Buchanan’s latest screed to white Christian America’s decline (he’s written on this theme before, and it apparently sells) cites reasons for the deterioration. “Racial diversity,” he writes, is a major contributor to the country’s downfall. His book is peppered with gripes.

Ah, our post-racial America. A country where racism and anti-Semitism have no place . . . except on mainstream television networks’ talk shows, with coast-to-coast audiences who love to hear Coulter and Buchanan talk like that.


It goes without saying that we in the LGBT community are similarly viewed as either vermin or a threat to white Christian America. Why can't more people see this?

1 comment:

Jack Scott said...

Come on Michael. You're a highly educated and thoughtful man. You admit to once being a Republican but having left the Party because of what you saw there.
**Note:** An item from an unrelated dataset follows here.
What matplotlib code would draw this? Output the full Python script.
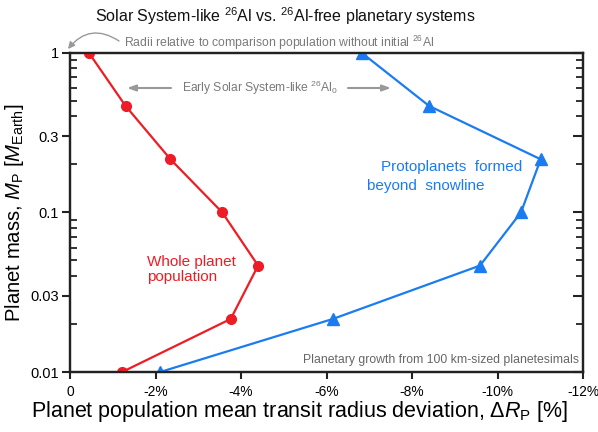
import matplotlib
matplotlib.use("Agg")
import matplotlib.pyplot as plt
from matplotlib.ticker import FixedLocator, NullFormatter, FixedFormatter

plt.rcParams['font.family'] = ['Liberation Sans', 'DejaVu Sans']
plt.rcParams['mathtext.fontset'] = 'custom'
plt.rcParams['mathtext.rm'] = 'Liberation Sans'
plt.rcParams['mathtext.it'] = 'Liberation Sans:italic'
plt.rcParams['mathtext.bf'] = 'Liberation Sans:bold'

# Data
mass = [1.0, 0.464, 0.215, 0.1, 0.0464, 0.0215, 0.01]
whole_dev = [-0.44, -1.30, -2.35, -3.56, -4.40, -3.76, -1.22]
proto_dev = [-6.82, -8.40, -11.01, -10.55, -9.59, -6.15, -2.11]
x_ticks = [0, -2, -4, -6, -8, -10, -12]
x_ticklabels = ['0', '-2%', '-4%', '-6%', '-8%', '-10%', '-12%']
y_ticks = [1, 0.3, 0.1, 0.03, 0.01]
y_ticklabels = ['1', '0.3', '0.1', '0.03', '0.01']
y_minor = [0.02, 0.04, 0.05, 0.06, 0.07, 0.08, 0.09,
           0.2, 0.4, 0.5, 0.6, 0.7, 0.8, 0.9]

RED = '#ee1c25'
BLUE = '#1a7cf0'
GRAY = '#7a7a7a'
DARK = '#222222'

fig = plt.figure(figsize=(5.98, 4.32), dpi=100)
ax = fig.add_axes([70/598, 1-372/432, (583-70)/598, (372-52.7)/432])

ax.plot(whole_dev, mass, color=RED, lw=1.6, marker='o', ms=7, zorder=3)
ax.plot(proto_dev, mass, color=BLUE, lw=1.6, marker='^', ms=8, zorder=3)

ax.set_yscale('log')
ax.set_xlim(0, -12)
ax.set_ylim(0.01, 1)

ax.xaxis.set_major_locator(FixedLocator(x_ticks))
ax.xaxis.set_major_formatter(FixedFormatter(x_ticklabels))
ax.yaxis.set_major_locator(FixedLocator(y_ticks))
ax.yaxis.set_major_formatter(FixedFormatter(y_ticklabels))
ax.yaxis.set_minor_locator(FixedLocator(y_minor))
ax.yaxis.set_minor_formatter(NullFormatter())
ax.xaxis.set_minor_locator(FixedLocator([]))

for s in ax.spines.values():
    s.set_linewidth(1.6)
    s.set_color(DARK)

ax.tick_params(axis='x', which='major', direction='out', length=5, width=1.5,
               color=DARK, labelsize=9.9, pad=4, top=False)
ax.tick_params(axis='y', which='major', direction='out', length=6, width=1.5,
               color=DARK, labelsize=10.5, right=False, pad=2)
ax.tick_params(axis='y', which='minor', direction='in', length=5, width=1.3,
               color=DARK, right=False)

# right-side inward ticks
ax2 = ax.twinx()
ax2.set_yscale('log')
ax2.set_ylim(0.01, 1)
ax2.yaxis.set_major_locator(FixedLocator(y_ticks))
ax2.yaxis.set_minor_locator(FixedLocator(y_minor))
ax2.yaxis.set_major_formatter(NullFormatter())
ax2.yaxis.set_minor_formatter(NullFormatter())
ax2.tick_params(axis='y', which='major', direction='in', length=7, width=1.5, color=DARK)
ax2.tick_params(axis='y', which='minor', direction='in', length=5, width=1.3, color=DARK)
for s in ax2.spines.values():
    s.set_linewidth(1.6)
    s.set_color(DARK)

ax.set_xlabel(r'Planet population mean transit radius deviation, $\Delta R_\mathrm{P}$ [%]',
              fontsize=15.5)
ax.xaxis.set_label_coords((299.5 - 70) / 513, -(412 - 372) / 319.3)
ax.xaxis.label.set_va('center')
ax.set_ylabel(r'Planet mass, $M_\mathrm{P}$ [$M_\mathrm{Earth}$]', fontsize=14.6, labelpad=3)

fig.text(285/598, 1-16/432, r'Solar System-like $^{26}$Al vs. $^{26}$Al-free planetary systems',
         ha='center', va='center', fontsize=11.5, color='#111111')

# top annotation
fig.text(124/598, 1-43/432, r'Radii relative to comparison population without initial $^{26}$Al',
         ha='left', va='center', fontsize=8.8, color=GRAY)
ax.annotate('', xy=(68, 432-49), xycoords='figure pixels',
            xytext=(119, 432-41), textcoords='figure pixels',
            arrowprops=dict(arrowstyle='-|>,head_length=0.4,head_width=0.2', color='#999999',
                            lw=1.0, connectionstyle='arc3,rad=0.45', shrinkA=0, shrinkB=0),
            annotation_clip=False)

# Early Solar System-like arrows
fig.text(260/598, 1-88/432, r'Early Solar System-like $^{26}$Al$_0$',
         ha='center', va='center', fontsize=8.7, color=GRAY)
for x0, x1 in [(171, 127), (348, 391)]:
    ax.annotate('', xy=(x1, 432-88), xycoords='figure pixels',
                xytext=(x0, 432-88), textcoords='figure pixels',
                arrowprops=dict(arrowstyle='-|>,head_length=0.5,head_width=0.18', color='#999999',
                                lw=1.5, shrinkA=0, shrinkB=0),
                annotation_clip=False)

fig.text(147/598, 1-269.5/432, 'Whole planet\npopulation', ha='left', va='center',
         fontsize=11, color=RED, linespacing=1.05)
fig.text(381/598, 1-167/432, 'Protoplanets  formed', ha='left', va='center',
         fontsize=11, color=BLUE)
fig.text(367/598, 1-186/432, 'beyond  snowline', ha='left', va='center',
         fontsize=11, color=BLUE)

fig.text(579/598, 1-360/432, 'Planetary growth from 100 km-sized planetesimals',
         ha='right', va='center', fontsize=8.8, color='#666666')

fig.savefig('out.png', dpi=100)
Can you really be blind to the fact that it is NOT just Republicans who are playing blacks? I think not.

The reality is Republicans are far, very far indeed, from being the worst players of blacks. That title belongs to some of the men and women within their own ranks.

Jesse Jackson and Al Sharpton have made themselves millionaires by playing their personal interests off the backs of their black brothers. The Reverend Jeremiah Wright has been playing black for his own self interest for decades and even a man as intelligent and educated as Barack Obama is said to be never caught on.

These three probably top the list, but the list is long and every big city and region has people who are on the list. We have two very well known ones here in the Houston area who are black, yet have enriched themselves and their careers by playing their black brothers. A few black catch on, but the majority never seem to do so.

The Reverend Martin Luther King was a true leader for black people and he gave his life for their cause. Willingly and knowingly gave his life, I might add. Today he is the first black man to be honored on the National Mall in Washington DC for his leadership, his courage and his vision as well he should be. But black people, for the majority, have long since forgotten the message and the truths that Rev King tried to instill in them.

They have replaced those truths with the self serving reverse racial rhetoric of black racist such as Jackson, Sharpton and Wright.

Rev King would be turning over in his grave in Atlanta if he could see what has become of the ideals he tried to instill in all Americans, black and white and whatever color. And he would be spinning in his grave to know the extent to which so called black leaders are doing to enrich themselves at the expense of those the claim to represent in today's world.